ROB THE TURTLE has been on the Halo semi-professional scene ever since Halo: Reach, and his love for Halo stemmed from going over to his friend’s houses to play Halo 2. His first break came in Halo 4, where he wound up teaming with current pro Visal “eL TowN” Mohanan and took home first at AGL 4 New Jersey.

From there, he bounced around with a few current pro players, including Hamza “Commonly” Abbaali and Jesse “bubu dubu” Moeller, however after Iron Games Daytona, he had some trouble getting into the online qualifiers for the Halo World Championships.

“Those online qualifiers for Worlds were everything essentially, and if you didn’t do well there, you kind of screwed yourself,” ROB THE TURTLE said. “So I didn’t end up playing in the first two, which kind of put a giant brick wall in front of my career. But I kept grinding.”

That grind wound up paying off for ROB THE TURTLE, as he eventually teamed with TiZoXic, and found his two current teammates after placing top-six in Chattanooga.

“It was kind of throwing four talented players together that would work and it did,” he said.

O’Connor still holds a full time job as a social worker, with a graduate degree in his field, and describes the balance between his work and the rest of his life as “very hard.”

“When I’m grinding, it’s literally picking up, going to work all day, coming home and grinding until you go to bed,” O’Connor said. “It’s a challenge without a doubt, but it’s definitely a challenge worth undertaking, because I really love my career and what I do and I have to work. I love doing that, but I also love competing in Halo. It’s in my blood and I’m totally happy. Even though I do work full-time, I have the ability to compete. And as long as I have the ability to compete and Halo is there, I’m going to continue doing it because I love doing it.”

Because he still grinds like a Halo professional, he is completely aware of what Halo 5 and the professional scene needs to do. For instance, he’s not a fan of everyone’s (least) favorite feature in the current competitive scene: radar.

“I think taking out radar will 100 percent benefit the game,” O’Connor said. “I think if they took out every single automatic (AR, storm rifle, SMG), took out radar, and took out Splinter Grenades or nerfed them to some capacity, this game would be 20 times more competitive.”

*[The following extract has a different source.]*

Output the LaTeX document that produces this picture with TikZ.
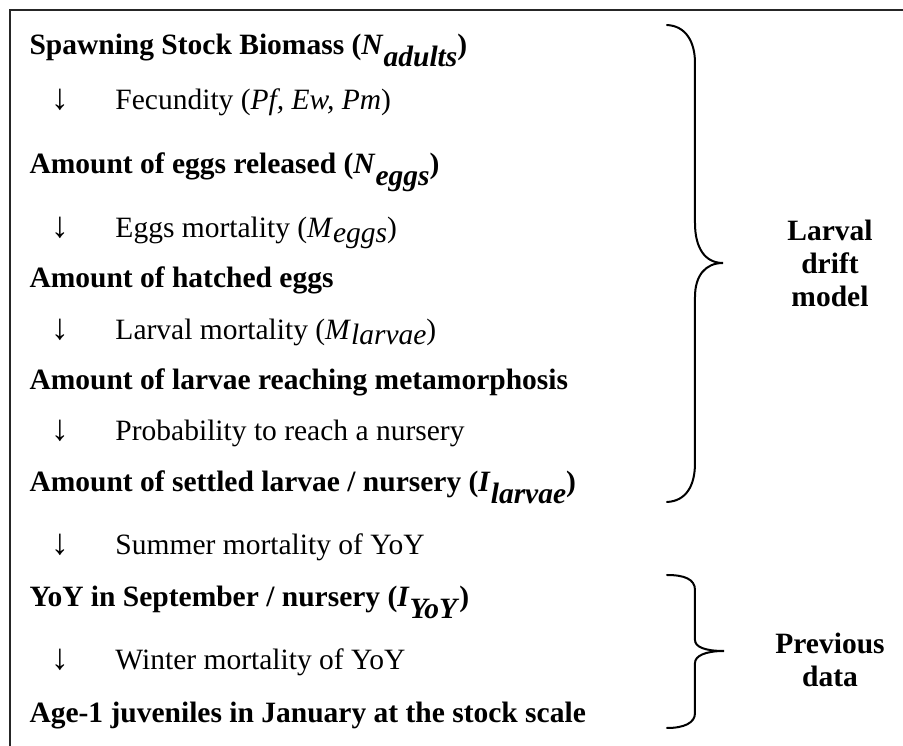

Although he has many grievances that most of the community shares, and advocates for more events in central locations like Dallas and Columbus, he still credits HCS for holding very organized events that gave him and other players a bang for their buck.

“They technically had four tournaments in Vegas between the Free-For-All, the Open Circuit, the Open Circuit Finals and the Pro Bracket,” ROB THE TURTLE said. “It was a lot of Halo to be played, and sometimes you go to events and you don’t get to play that much, especially if you aren’t good and get knocked out early. But for me, I played in the FFA, then played in the Open Bracket all the way through and then the Open Bracket Circuit Finals all the way through, and then got to play in the Pro Bracket. I got to play a lot of competitive Halo at Vegas, and I enjoyed that.”

With Rob and his team having a “big let-down” by narrowly missing the Pro League Relegation Tournament in Vegas after finishing third at the event, he said that the Esports Minor League is going to provide competition for him while he looks forward to the next opportunity to turn pro.

“I’m really excited to see what (Platinum 5’s) Proverb can do about it, and if he can get money for amateur players that’s awesome,” ROB THE TURTLE said. “That definitely will make it competitive and for people to take it seriously. I mean, I watch the Pro League every week, and maybe people will be watching us in the Minor League every week too.”

Not only that, but the Esports Minor League may be what the scene needs to cater to those semi-pro players currently in limbo.

“Being an amateur player has been a huge struggle in Halo 5,” O’Connor said. “There’s been so little to play for, they just gave us open events and they are all on the West Coast.”

All-in-all, it seems like everyone, fans and players alike, have something to look forward to with the start of the Esports Minor League.

“For there to be an online incentive and bringing back that idea of semi-pro that was so big in Halo 2 and 3 – y’know the idea that you go to an event, play as a semi-pro, and that could kind of be your ticket to making it pro – I think that’s huge with keeping the dream alive of being a pro gamer,” ROB THE TURTLE said.

That dream is strong with ROB THE TURTLE, and the Esports Minor League may just be the answer, as well as the place where the 31 other players playing in this year’s inaugural season can keep their pro gamer dream alive.